= 1933 in British radio =

This is a list of events from British radio in 1933.

==Events==
- 10 March – The BBC holds a memorial concert for its late Director of Music, Percy Pitt, in The Concert Hall of Broadcasting House, London.
- 28 May – Washford transmitting station begins broadcasting the BBC Regional Programme for the West of England.
- 6 August – Benjamin Britten's Phantasy Quartet, Op. 2 (written in 1932 when the composer was an 18-year-old music student) is premiered in a BBC broadcast with Léon Goossens, its dedicatee, as oboist.
- 16 August – The BBC unveils a Compton organ in The Concert Hall of Broadcasting House, London.
- 28 August – For the first time, the BBC broadcasts the description of a wanted criminal suspect – Stanley Hobday who has committed murder in the course of a burglary in West Bromwich.

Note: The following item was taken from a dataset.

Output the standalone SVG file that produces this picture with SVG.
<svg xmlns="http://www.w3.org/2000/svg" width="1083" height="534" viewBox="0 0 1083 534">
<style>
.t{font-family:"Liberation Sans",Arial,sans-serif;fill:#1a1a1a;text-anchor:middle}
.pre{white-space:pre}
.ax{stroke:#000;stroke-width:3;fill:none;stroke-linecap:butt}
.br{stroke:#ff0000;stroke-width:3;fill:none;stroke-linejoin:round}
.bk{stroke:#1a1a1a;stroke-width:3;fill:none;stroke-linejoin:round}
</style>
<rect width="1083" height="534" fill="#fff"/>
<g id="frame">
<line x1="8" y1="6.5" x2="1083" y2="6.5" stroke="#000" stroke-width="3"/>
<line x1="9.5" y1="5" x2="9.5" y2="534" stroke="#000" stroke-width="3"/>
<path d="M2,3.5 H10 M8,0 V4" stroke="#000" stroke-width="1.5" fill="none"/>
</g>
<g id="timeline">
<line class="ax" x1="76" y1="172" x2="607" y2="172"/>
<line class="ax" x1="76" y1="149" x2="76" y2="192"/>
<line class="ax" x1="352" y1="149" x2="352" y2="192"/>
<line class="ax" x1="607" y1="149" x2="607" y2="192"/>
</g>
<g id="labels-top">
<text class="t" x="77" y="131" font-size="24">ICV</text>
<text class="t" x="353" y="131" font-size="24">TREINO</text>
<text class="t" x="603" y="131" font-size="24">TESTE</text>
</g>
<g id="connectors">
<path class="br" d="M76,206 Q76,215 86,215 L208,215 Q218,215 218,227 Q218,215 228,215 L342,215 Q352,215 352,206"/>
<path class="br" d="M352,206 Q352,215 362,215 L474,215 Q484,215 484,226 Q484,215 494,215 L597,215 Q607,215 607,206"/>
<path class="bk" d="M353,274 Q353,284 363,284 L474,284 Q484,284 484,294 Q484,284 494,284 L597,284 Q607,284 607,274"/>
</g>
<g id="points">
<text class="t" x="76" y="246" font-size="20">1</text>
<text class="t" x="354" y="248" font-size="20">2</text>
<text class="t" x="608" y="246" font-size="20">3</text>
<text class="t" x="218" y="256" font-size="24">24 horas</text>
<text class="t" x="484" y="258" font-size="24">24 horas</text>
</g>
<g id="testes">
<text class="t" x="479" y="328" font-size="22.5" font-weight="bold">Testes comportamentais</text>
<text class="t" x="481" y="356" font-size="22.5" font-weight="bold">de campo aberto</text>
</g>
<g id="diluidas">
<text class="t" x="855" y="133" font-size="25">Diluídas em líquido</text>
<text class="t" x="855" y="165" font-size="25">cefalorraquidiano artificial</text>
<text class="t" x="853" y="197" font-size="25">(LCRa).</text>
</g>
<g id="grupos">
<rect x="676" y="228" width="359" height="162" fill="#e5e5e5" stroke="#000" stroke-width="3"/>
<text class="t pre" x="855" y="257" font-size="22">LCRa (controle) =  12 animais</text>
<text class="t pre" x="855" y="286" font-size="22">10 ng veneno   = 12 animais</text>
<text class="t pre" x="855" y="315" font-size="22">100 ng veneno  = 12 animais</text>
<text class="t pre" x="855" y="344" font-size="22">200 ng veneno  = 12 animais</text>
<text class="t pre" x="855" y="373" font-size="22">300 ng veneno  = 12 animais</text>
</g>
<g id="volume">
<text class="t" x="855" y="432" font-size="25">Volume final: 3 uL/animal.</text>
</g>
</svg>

He is recognised from the description near Carlisle and in due course tried and executed.
- 28 October – Broadcast of the earliest surviving BBC location recording, Night on London’s River: Westminster to the Docks.
- BBC executive Colonel Alan Dawnay begins to meet with the head of MI5, Sir Vernon Kell, to trade information informally on potentially subversive staff.
- The BBC acquires a roller skating rink in west London and begins its reconstruction as the Maida Vale Studios.

==Debuts==
- 18 November – In Town Tonight begins on the BBC National Programme.